The National Museum of Military Vehicles is a military history museum in Dubois, Wyoming.

Established in 2020, the 160,000 sqft museum was founded by Dan and Cynthia Starks and built between May 2017 and August 2020. More than 500 military vehicles and a significant firearms collection are on display at the museum along with other artifacts. Starks, a former lawyer and medical industry CEO, funded the $100 million museum.

Items on display include hardware ranging from the Spanish American War up until the Iraq War and War in Afghanistan (2001-2021). The museum contains four main galleries and an outdoor "Wall of Reflection".

A second major building on campus, The Poolaw Building, opened in September 2022. The building is named after First Lieutenant Pascal C. Poolaw Sr., who served with the United States Army in World War II, the Korean War, and the Vietnam War. He is the United States' most decorated Native American, with 42 medals and citations, including four Silver Stars, five Bronze Stars, as well as three Purple Hearts – one for each war.

The tour begins in the Unknown Soldiers Weapons Vault, whose main attraction is the rifle used to fire the first shots at the Battle of Bunker Hill.
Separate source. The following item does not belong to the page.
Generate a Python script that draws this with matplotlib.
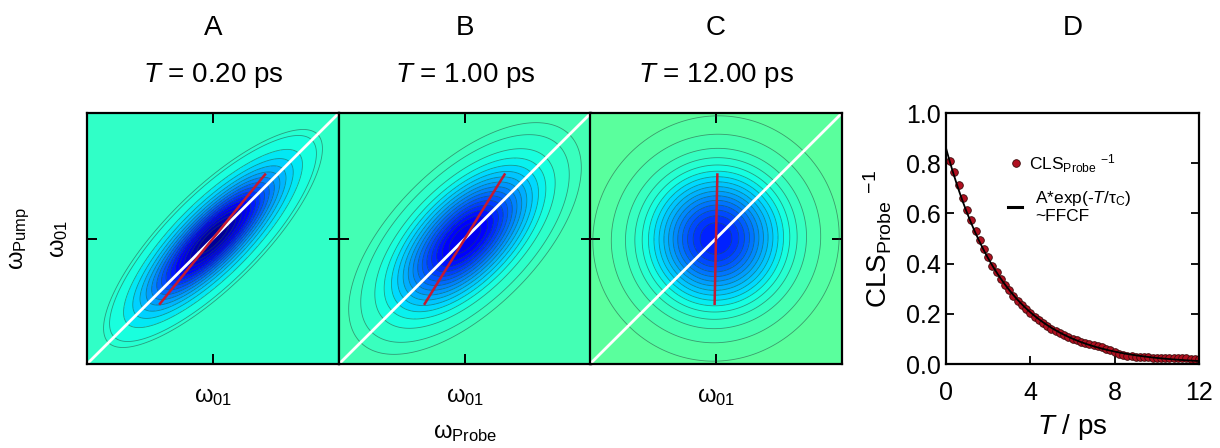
import numpy as np
import matplotlib
matplotlib.use('Agg')
import matplotlib.pyplot as plt
from matplotlib.colors import Normalize

plt.rcParams['font.family'] = ['Liberation Sans', 'DejaVu Sans']
plt.rcParams['mathtext.fontset'] = 'custom'
plt.rcParams['mathtext.rm'] = 'Liberation Sans'
plt.rcParams['mathtext.it'] = 'Liberation Sans:italic'
plt.rcParams['mathtext.bf'] = 'Liberation Sans:bold'

# waiting times of the three 2D spectra
panel_names = ['A', 'B', 'C']
waiting_T = [0.20, 1.00, 12.00]

# inverse centre line slope vs waiting time
T_ps = [0.2, 0.4, 0.6, 0.8, 1.0, 1.2, 1.4, 1.6, 1.8, 2.0,
        2.2, 2.4, 2.6, 2.8, 3.0, 3.2, 3.4, 3.6, 3.8, 4.0,
        4.2, 4.4, 4.6, 4.8, 5.0, 5.2, 5.4, 5.6, 5.8, 6.0,
        6.2, 6.4, 6.6, 6.8, 7.0, 7.2, 7.4, 7.6, 7.8, 8.0,
        8.2, 8.4, 8.6, 8.8, 9.0, 9.2, 9.4, 9.6, 9.8, 10.0,
        10.2, 10.4, 10.6, 10.8, 11.0, 11.2, 11.4, 11.6, 11.8, 12.0]
cls_inv = [0.810, 0.765, 0.715, 0.662, 0.615, 0.572, 0.530, 0.494, 0.458, 0.425,
           0.392, 0.365, 0.340, 0.316, 0.294, 0.272, 0.252, 0.235, 0.218, 0.203,
           0.188, 0.174, 0.162, 0.151, 0.140, 0.131, 0.122, 0.114, 0.107, 0.100,
           0.094, 0.089, 0.084, 0.079, 0.075, 0.071, 0.066, 0.060, 0.054, 0.047,
           0.041, 0.036, 0.032, 0.030, 0.028, 0.027, 0.026, 0.026, 0.025, 0.025,
           0.024, 0.024, 0.023, 0.023, 0.022, 0.022, 0.022, 0.021, 0.021, 0.021]

# exponential fit parameters (A, tau_c in ps)
A_fit = 0.86
tau_c = 2.8

# lineshape widths (inhomogeneous gaussian, homogeneous sech)
sig_inh = 0.33
gam_hom = 0.08

# jet positions of the peak and of the baseline for each panel
peak_pos = [0.02, 0.10, 0.16]
base_pos = [0.41, 0.43, 0.46]
# lowest contour drawn in each panel (fraction of the peak)
low_level = [-0.045, -0.032, -0.022]

n_lev = 16


def spectrum(rho, x):
    X, Y = np.meshgrid(x, x)
    G = np.exp(-(X**2 + Y**2 - 2 * rho * X * Y) / (2 * sig_inh**2 * (1 - rho**2)))
    K = 1.0 / np.cosh((x[:, None] - x[None, :]) / gam_hom)
    S = K @ G @ K.T
    return -S / S.max()


fig = plt.figure(figsize=(12.2, 4.48), dpi=100)
lefts = [87, 339, 590]
bot = (448 - 364) / 448.
hgt = 251 / 448.
wid = 252 / 1220.

x = np.linspace(-2, 2, 401)
var_h = (np.pi * gam_hom / 2) ** 2
tick_kw = dict(direction='in', length=7, width=1.4)

for i in range(3):
    ax = fig.add_axes([lefts[i] / 1220., bot, wid, hgt])
    cls_val = cls_inv[T_ps.index(waiting_T[i])]
    rho = min(cls_val * (sig_inh**2 + var_h) / sig_inh**2, 0.995)
    Z = spectrum(rho, x)
    levels = np.append(np.linspace(-1, -1.0 / n_lev, n_lev), [low_level[i], 0.0])
    pa, pb = peak_pos[i], base_pos[i]
    mid_top = low_level[i] / 2
    mid_bot = -1 + 0.5 / n_lev
    scale = (pb - pa) / (mid_top - mid_bot)
    vmin = mid_bot - pa / scale
    vmax = vmin + 1 / scale
    ax.contourf(x, x, Z, levels=levels, cmap='jet', norm=Normalize(vmin, vmax))
    ax.contour(x, x, Z, levels=levels[:-1], colors='#1f4a45', linewidths=0.6,
               alpha=0.55, linestyles='solid')
    ax.plot([-1, 1], [-1, 1], color='white', lw=2)
    # centre line: probe position of the maximum along each pump slice
    yy = np.array([-0.52, 0.51])
    ax.plot(cls_val * yy, yy, color='#c41a32', lw=1.8)
    ax.set_xlim(-1, 1)
    ax.set_ylim(-1, 1)
    ax.set_xticks([0])
    ax.set_xticklabels([r'ω$_{01}$'], fontsize=17)
    ax.set_yticks([0])
    if i == 0:
        ax.set_yticklabels([r'ω$_{01}$'], fontsize=17, rotation=90, va='center')
        ax.set_ylabel(r'ω$_{\mathrm{Pump}}$', fontsize=17, labelpad=12)
    else:
        ax.set_yticklabels([])
    if i == 1:
        ax.set_xlabel(r'ω$_{\mathrm{Probe}}$', fontsize=17, labelpad=10)
    ax.tick_params(which='both', top=True, right=True, pad=12, **tick_kw)
    ax.tick_params(axis='x', pad=16)
    for sp in ax.spines.values():
        sp.set_linewidth(1.6)
    ax.text(0.5, 1.339, panel_names[i], transform=ax.transAxes, ha='center', va='center', fontsize=20)
    ax.text(0.5, 1.151, r'$T$ = %.2f ps' % waiting_T[i], transform=ax.transAxes,
            ha='center', va='center', fontsize=20)

# panel D: decay of the inverse CLS
axd = fig.add_axes([946 / 1220., bot, 253 / 1220., hgt])
t_fit = np.linspace(0, 12, 300)
axd.plot(T_ps, cls_inv, 'o', ms=5.5, mfc='#b01020', mec='#3a0a0a', mew=0.6, zorder=2)
axd.plot(t_fit, A_fit * np.exp(-t_fit / tau_c), color='black', lw=1.3, zorder=3)
axd.set_xlim(0, 12)
axd.set_ylim(0, 1.0)
axd.set_xticks([0, 4, 8, 12])
axd.set_yticks([0, 0.2, 0.4, 0.6, 0.8, 1.0])
axd.set_yticklabels(['0.0', '0.2', '0.4', '0.6', '0.8', '1.0'])
axd.tick_params(labelsize=18, right=True, direction='in', length=6, width=1.3)
axd.tick_params(axis='x', pad=12)
for sp in axd.spines.values():
    sp.set_linewidth(1.6)
axd.set_xlabel(r'$T$ / ps', fontsize=20, labelpad=5)
axd.set_ylabel(r'CLS$_{\mathrm{Probe}}$ $^{-1}$', fontsize=20, labelpad=9)
axd.text(0.5, 1.339, 'D', transform=axd.transAxes, ha='center', va='center', fontsize=20)

# legend drawn by hand
axd.plot([0.275], [0.80], 'o', ms=5.5, mfc='#b01020', mec='#3a0a0a', mew=0.6,
         transform=axd.transAxes, clip_on=False)
axd.plot([0.246, 0.299], [0.627, 0.627], color='black', lw=2.2, transform=axd.transAxes)
axd.text(0.33, 0.80, r'CLS$_{\mathrm{Probe}}$ $^{-1}$', transform=axd.transAxes,
         fontsize=12.5, va='center')
axd.text(0.352, 0.66, r'A*exp(-$T$/τ$_{\mathrm{C}}$)', transform=axd.transAxes,
         fontsize=12.5, va='center')
axd.text(0.352, 0.587, '~FFCF', transform=axd.transAxes, fontsize=12.5, va='center')

fig.savefig('out.png', dpi=100)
Guests will also find the Karl Smith collection - a world-class, extensive review of U.S. bayonets, muskets and swords; an Assembly Room with high-tech audio and video and seating for up to 500; The Canteen, a restaurant for guests; a commercial kitchen and administrative offices.

In 2023, the National Museum of Military Vehicles has received awards such as the TripAdvisor "Traveler's Choice" award for two years in a row and has received increased media coverage.